Starting with the first line of the data below, copy each line up to and including the one containing "(0,0) rectangle (716,390);". Pictures stay out.
---
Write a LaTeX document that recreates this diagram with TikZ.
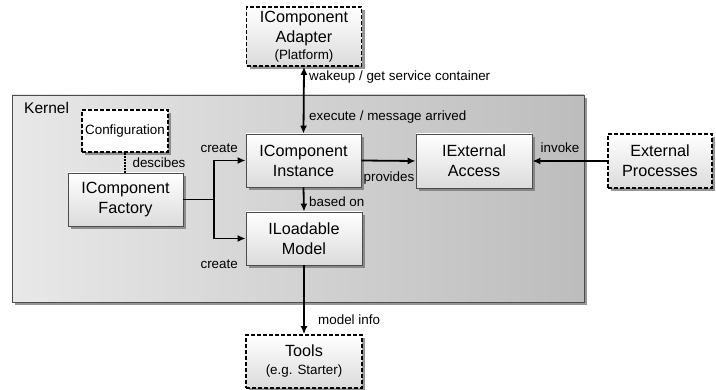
\documentclass[tikz,border=0pt]{standalone}
\usepackage{fontspec}
\setmainfont{Liberation Sans}
\usetikzlibrary{arrows.meta,shadows}

\tikzset{
  shadowed/.style={drop shadow={shadow xshift=3pt, shadow yshift=-3pt, fill=black!55, opacity=0.75}},
  box/.style={draw=black!70, line width=0.8pt, minimum width=115pt, minimum height=53pt,
    inner sep=0pt, align=center, font=\fontsize{16.2}{20}\selectfont,
    top color=white, bottom color=black!14, shadowed},
  dbox/.style={box, draw=black, dash pattern=on 4pt off 2pt, line width=1.6pt},
  lbl/.style={font=\fontsize{13.4}{15}\selectfont, inner sep=0pt},
  arr/.style={line width=1.8pt, -{Latex[length=8pt,width=7pt]}},
  darr/.style={line width=1.8pt, {Latex[length=8pt,width=7pt]}-{Latex[length=8pt,width=7pt]}},
}

\begin{document}
\begin{tikzpicture}[x=1pt,y=-1pt]
\useasboundingbox (0,0) rectangle (716,390);

% kernel container
\path[draw=black!70, line width=0.8pt, left color=black!9, right color=black!26, shadowed]
  (12,95) rectangle (584,302);
\node[lbl, font=\fontsize{15.5}{17}\selectfont, anchor=west] (kernel) at (24,108) {Kernel};

% components
\node[dbox, minimum height=59pt] (adapter) at (304,36.5)
  {IComponent\\Adapter\\[-3pt]{\fontsize{13.4}{15}\selectfont(Platform)}};
\node[dbox, minimum width=86pt, minimum height=42pt, fill=white, top color=white, bottom color=white,
  font=\fontsize{13.4}{15}\selectfont] (config) at (125,131) {Configuration};
\node[box] (factory) at (125.5,199.5) {IComponent\\Factory};
\node[box] (instance) at (303.5,160.5) {IComponent\\Instance};
\node[box, minimum width=116pt, minimum height=54pt] (external) at (474,161) {IExternal\\Access};
\node[box, minimum width=116pt] (model) at (304,238.5) {ILoadable\\Model};
\node[dbox, minimum width=104pt, minimum height=54pt] (processes) at (660,161) {External\\Processes};
\node[dbox, minimum width=116pt] (tools) at (304,361.5)
  {Tools\\[-2pt]{\fontsize{13.4}{15}\selectfont(e.g. Starter)}};

% connectors
\draw[darr] (adapter.south) -- (instance.north);
\draw[line width=2pt, dash pattern=on 2pt off 1pt] (config.south) -- (config.south |- factory.north);
\coordinate (split) at (214,199.5);
\draw[line width=1.8pt] (factory.east) -- (split);
\draw[arr] (split) |- (instance.west);
\draw[arr] (split) |- (model.west);
\draw[arr] (instance.east) -- (external.west);
\draw[arr] (processes.west) -- (external.east);
\draw[arr] (instance.south) -- (model.north);
\draw[arr] (model.south) -- (tools.north);

% connector labels
\node[lbl, anchor=west] (l1) at (309,77) {wakeup / get service container};
\node[lbl, anchor=west] (l2) at (309,117) {execute / message arrived};
\node[lbl] (l3) at (159,163) {descibes};
\node[lbl, anchor=east] (l4) at (238,148) {create};
\node[lbl, anchor=east] (l5) at (238,264) {create};
\node[lbl] (l6) at (389,178) {provides};
\node[lbl] (l7) at (560,148) {invoke};
\node[lbl, anchor=west] (l8) at (309,202) {based on};
\node[lbl, anchor=west] (l9) at (318,320) {model info};
\end{tikzpicture}
\end{document}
---
## RESPONSE FOR THIS EXERCISE
Write a LaTeX document that recreates this diagram with TikZ.
\documentclass[tikz,border=0pt]{standalone}
\usepackage{fontspec}
\setmainfont{Liberation Sans}
\usetikzlibrary{arrows.meta,shadows}

\tikzset{
  shadowed/.style={drop shadow={shadow xshift=3pt, shadow yshift=-3pt, fill=black!55, opacity=0.75}},
  box/.style={draw=black!70, line width=0.8pt, minimum width=115pt, minimum height=53pt,
    inner sep=0pt, align=center, font=\fontsize{16.2}{20}\selectfont,
    top color=white, bottom color=black!14, shadowed},
  dbox/.style={box, draw=black, dash pattern=on 4pt off 2pt, line width=1.6pt},
  lbl/.style={font=\fontsize{13.4}{15}\selectfont, inner sep=0pt},
  arr/.style={line width=1.8pt, -{Latex[length=8pt,width=7pt]}},
  darr/.style={line width=1.8pt, {Latex[length=8pt,width=7pt]}-{Latex[length=8pt,width=7pt]}},
}

\begin{document}
\begin{tikzpicture}[x=1pt,y=-1pt]
\useasboundingbox (0,0) rectangle (716,390);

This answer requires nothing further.